#### Available data:
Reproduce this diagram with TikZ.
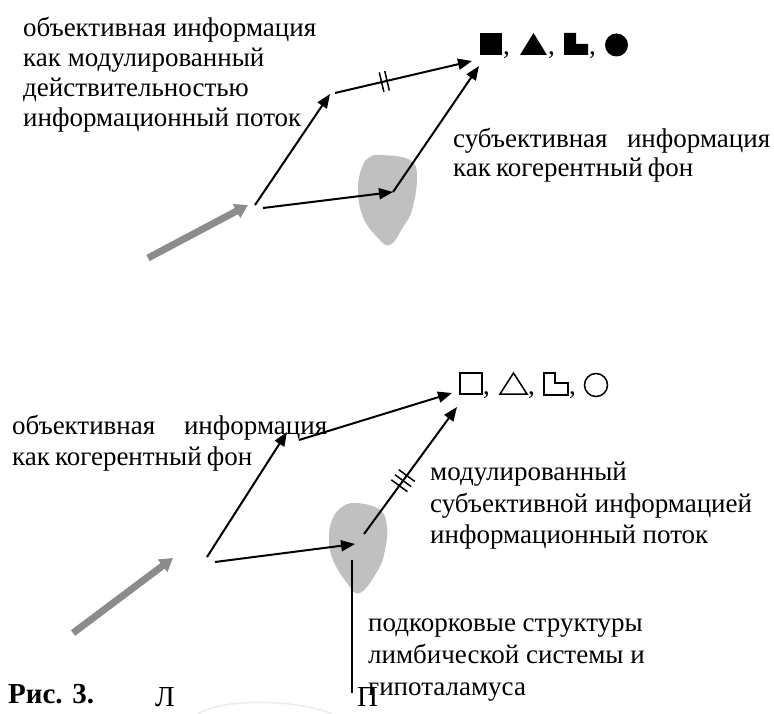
\documentclass[tikz,border=0pt]{standalone}
\usepackage{fontspec}
\setmainfont{Liberation Serif}
\usetikzlibrary{arrows.meta,calc}
\definecolor{blobgray}{RGB}{192,192,192}
\definecolor{arrowgray}{RGB}{140,140,140}
\begin{document}
\begin{tikzpicture}[x=1pt,y=-1pt,
  txt/.style={anchor=base west,inner sep=0pt,font=\fontsize{27}{31}\selectfont},
  bigtxt/.style={anchor=base west,inner sep=0pt,font=\fontsize{29}{33}\selectfont},
  flow/.style={line width=2pt,-{Triangle[length=14pt,width=11pt]}},
  inflow/.style={line width=7pt,arrowgray,-{Triangle[length=13pt,width=15pt]}},
  blob/.style={fill=blobgray,draw=none},
  tickmark/.style={line width=1.5pt},
  stem/.style={line width=1.8pt},
  outlined/.style={line width=1.5pt,line join=miter},
]
\useasboundingbox (0,0) rectangle (774,714);

% ---------- upper diagram ----------
\fill[blob] plot[smooth cycle,tension=0.7] coordinates {(382,155) (410,160) (417,177) (412,210) (403,227) (390,245) (377,237) (363,217) (358,190) (362,167) (370,157)};

\coordinate (t-in-tail) at (148,258);
\coordinate (t-in-tip) at (248,205);
\coordinate (t-split1) at (255,205);
\coordinate (t-split2) at (263,208);
\coordinate (t-upper) at (330,94);
\coordinate (t-upper2) at (335,93);
\coordinate (t-blob) at (393,192);
\coordinate (t-target1) at (472,61);
\coordinate (t-target2) at (479,66);

\draw[inflow] (t-in-tail) -- (t-in-tip);
\draw[flow] (t-split1) -- (t-upper);
\draw[flow] (t-split2) -- (t-blob);
\draw[flow] (t-upper2) -- (t-target1);
\draw[flow] (t-blob) -- (t-target2);
\foreach \t [count=\i] in {0.34,0.38}{
  \coordinate (ttk\i) at ($(t-upper2)!\t!(t-target1)$);
  \draw[tickmark] ($(ttk\i)!10pt!90:(t-target1)$) -- ($(ttk\i)!10pt!-90:(t-target1)$);
}

% filled shapes
\fill (480,33) rectangle (502,55);
\node[txt] (tc1) at (503,55) {,};
\fill (520,55) -- (547,55) -- (533.5,33) -- cycle;
\node[txt] (tc2) at (548,55) {,};
\fill (564,33) -- (576,33) -- (576,44) -- (588,44) -- (588,55) -- (564,55) -- cycle;
\node[txt] (tc3) at (589,55) {,};
\fill (616.5,45) circle[radius=11.5pt];

% texts
\node[txt] (tl1) at (23,37) {объективная информация};
\node[txt] (tl2) at (23,67) {как модулированный};
\node[txt] (tl3) at (23,97) {действительностью};
\node[txt] (tl4) at (23,127) {информационный поток};
\node[txt] (tr1) at (453,148) {\hbox to 317pt{субъективная\hfill информация}};
\node[txt] (tr2) at (453,177) {\hbox to 240pt{как\hfill когерентный\hfill фон}};

% ---------- lower diagram ----------
\fill[blob] plot[smooth cycle,tension=0.7] coordinates {(357,503) (380,510) (387,527) (385,550) (378,570) (360,593) (347,583) (333,560) (329,540) (332,520) (342,507)};

\coordinate (b-in-tail) at (73,633);
\coordinate (b-in-tip) at (173,558);
\coordinate (b-split1) at (207,557);
\coordinate (b-split2) at (215,562);
\coordinate (b-upper) at (287,432);
\coordinate (b-upper2) at (299,440);
\coordinate (b-blobin) at (355,544);
\coordinate (b-blobout) at (364,534);
\coordinate (b-target1) at (452,393);
\coordinate (b-target2) at (457,407);
\coordinate (b-stem-top) at (352,560);
\coordinate (b-stem-bot) at (352,693);

\draw[inflow] (b-in-tail) -- (b-in-tip);
\draw[flow] (b-split1) -- (b-upper);
\draw[flow] (b-split2) -- (b-blobin);
\draw[flow] (b-upper2) -- (b-target1);
\draw[flow] (b-blobout) -- (b-target2);
\draw[stem] (b-stem-top) -- (b-stem-bot);
\foreach \t [count=\i] in {0.38,0.42,0.46}{
  \coordinate (btk\i) at ($(b-blobout)!\t!(b-target2)$);
  \draw[tickmark] ($(btk\i)!10pt!90:(b-target2)$) -- ($(btk\i)!10pt!-90:(b-target2)$);
}

% outlined shapes
\draw[outlined] (460,373) rectangle (482,394);
\node[txt] (bc1) at (483,394) {,};
\draw[outlined] (500,394) -- (527,394) -- (513.5,373) -- cycle;
\node[txt] (bc2) at (528,394) {,};
\draw[outlined] (544,373) -- (555,373) -- (555,383) -- (568,383) -- (568,395) -- (544,395) -- cycle;
\node[txt] (bc3) at (569,394) {,};
\draw[outlined] (596,385) circle[radius=11.5pt];

% texts
\node[txt] (bl1) at (12,434) {\hbox to 315pt{объективная\hfill информация}};
\node[txt] (bl2) at (12,465) {\hbox to 240pt{как\hfill когерентный\hfill фон}};
\node[txt] (br1) at (430,480) {модулированный};
\node[txt] (br2) at (430,512) {субъективной информацией};
\node[txt] (br3) at (430,543) {информационный поток};
\node[txt] (bs1) at (368,631) {подкорковые структуры};
\node[txt] (bs2) at (368,663) {лимбической системы и};
\node[txt] (bs3) at (368,695) {гипоталамуса};

\node[txt,font=\fontsize{29}{33}\selectfont\bfseries] (cap) at (8,703) {Рис. 3.};
\node[bigtxt] (lblL) at (155,706) {Л};
\node[bigtxt] (lblP) at (357,706) {П};
\draw[gray!15,line width=1.5pt] (198,714) .. controls (225,697) and (300,700) .. (332,714);
\end{tikzpicture}
\end{document}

#### Given problem:
Give the data again exactly as written, with all pictures left out.

#### Exercise solution:
Reproduce this diagram with TikZ.
\documentclass[tikz,border=0pt]{standalone}
\usepackage{fontspec}
\setmainfont{Liberation Serif}
\usetikzlibrary{arrows.meta,calc}
\definecolor{blobgray}{RGB}{192,192,192}
\definecolor{arrowgray}{RGB}{140,140,140}
\begin{document}
\begin{tikzpicture}[x=1pt,y=-1pt,
  txt/.style={anchor=base west,inner sep=0pt,font=\fontsize{27}{31}\selectfont},
  bigtxt/.style={anchor=base west,inner sep=0pt,font=\fontsize{29}{33}\selectfont},
  flow/.style={line width=2pt,-{Triangle[length=14pt,width=11pt]}},
  inflow/.style={line width=7pt,arrowgray,-{Triangle[length=13pt,width=15pt]}},
  blob/.style={fill=blobgray,draw=none},
  tickmark/.style={line width=1.5pt},
  stem/.style={line width=1.8pt},
  outlined/.style={line width=1.5pt,line join=miter},
]
\useasboundingbox (0,0) rectangle (774,714);

% ---------- upper diagram ----------
\fill[blob] plot[smooth cycle,tension=0.7] coordinates {(382,155) (410,160) (417,177) (412,210) (403,227) (390,245) (377,237) (363,217) (358,190) (362,167) (370,157)};

\coordinate (t-in-tail) at (148,258);
\coordinate (t-in-tip) at (248,205);
\coordinate (t-split1) at (255,205);
\coordinate (t-split2) at (263,208);
\coordinate (t-upper) at (330,94);
\coordinate (t-upper2) at (335,93);
\coordinate (t-blob) at (393,192);
\coordinate (t-target1) at (472,61);
\coordinate (t-target2) at (479,66);

\draw[inflow] (t-in-tail) -- (t-in-tip);
\draw[flow] (t-split1) -- (t-upper);
\draw[flow] (t-split2) -- (t-blob);
\draw[flow] (t-upper2) -- (t-target1);
\draw[flow] (t-blob) -- (t-target2);
\foreach \t [count=\i] in {0.34,0.38}{
  \coordinate (ttk\i) at ($(t-upper2)!\t!(t-target1)$);
  \draw[tickmark] ($(ttk\i)!10pt!90:(t-target1)$) -- ($(ttk\i)!10pt!-90:(t-target1)$);
}

% filled shapes
\fill (480,33) rectangle (502,55);
\node[txt] (tc1) at (503,55) {,};
\fill (520,55) -- (547,55) -- (533.5,33) -- cycle;
\node[txt] (tc2) at (548,55) {,};
\fill (564,33) -- (576,33) -- (576,44) -- (588,44) -- (588,55) -- (564,55) -- cycle;
\node[txt] (tc3) at (589,55) {,};
\fill (616.5,45) circle[radius=11.5pt];

% texts
\node[txt] (tl1) at (23,37) {объективная информация};
\node[txt] (tl2) at (23,67) {как модулированный};
\node[txt] (tl3) at (23,97) {действительностью};
\node[txt] (tl4) at (23,127) {информационный поток};
\node[txt] (tr1) at (453,148) {\hbox to 317pt{субъективная\hfill информация}};
\node[txt] (tr2) at (453,177) {\hbox to 240pt{как\hfill когерентный\hfill фон}};

% ---------- lower diagram ----------
\fill[blob] plot[smooth cycle,tension=0.7] coordinates {(357,503) (380,510) (387,527) (385,550) (378,570) (360,593) (347,583) (333,560) (329,540) (332,520) (342,507)};

\coordinate (b-in-tail) at (73,633);
\coordinate (b-in-tip) at (173,558);
\coordinate (b-split1) at (207,557);
\coordinate (b-split2) at (215,562);
\coordinate (b-upper) at (287,432);
\coordinate (b-upper2) at (299,440);
\coordinate (b-blobin) at (355,544);
\coordinate (b-blobout) at (364,534);
\coordinate (b-target1) at (452,393);
\coordinate (b-target2) at (457,407);
\coordinate (b-stem-top) at (352,560);
\coordinate (b-stem-bot) at (352,693);

\draw[inflow] (b-in-tail) -- (b-in-tip);
\draw[flow] (b-split1) -- (b-upper);
\draw[flow] (b-split2) -- (b-blobin);
\draw[flow] (b-upper2) -- (b-target1);
\draw[flow] (b-blobout) -- (b-target2);
\draw[stem] (b-stem-top) -- (b-stem-bot);
\foreach \t [count=\i] in {0.38,0.42,0.46}{
  \coordinate (btk\i) at ($(b-blobout)!\t!(b-target2)$);
  \draw[tickmark] ($(btk\i)!10pt!90:(b-target2)$) -- ($(btk\i)!10pt!-90:(b-target2)$);
}

% outlined shapes
\draw[outlined] (460,373) rectangle (482,394);
\node[txt] (bc1) at (483,394) {,};
\draw[outlined] (500,394) -- (527,394) -- (513.5,373) -- cycle;
\node[txt] (bc2) at (528,394) {,};
\draw[outlined] (544,373) -- (555,373) -- (555,383) -- (568,383) -- (568,395) -- (544,395) -- cycle;
\node[txt] (bc3) at (569,394) {,};
\draw[outlined] (596,385) circle[radius=11.5pt];

% texts
\node[txt] (bl1) at (12,434) {\hbox to 315pt{объективная\hfill информация}};
\node[txt] (bl2) at (12,465) {\hbox to 240pt{как\hfill когерентный\hfill фон}};
\node[txt] (br1) at (430,480) {модулированный};
\node[txt] (br2) at (430,512) {субъективной информацией};
\node[txt] (br3) at (430,543) {информационный поток};
\node[txt] (bs1) at (368,631) {подкорковые структуры};
\node[txt] (bs2) at (368,663) {лимбической системы и};
\node[txt] (bs3) at (368,695) {гипоталамуса};

\node[txt,font=\fontsize{29}{33}\selectfont\bfseries] (cap) at (8,703) {Рис. 3.};
\node[bigtxt] (lblL) at (155,706) {Л};
\node[bigtxt] (lblP) at (357,706) {П};
\draw[gray!15,line width=1.5pt] (198,714) .. controls (225,697) and (300,700) .. (332,714);
\end{tikzpicture}
\end{document}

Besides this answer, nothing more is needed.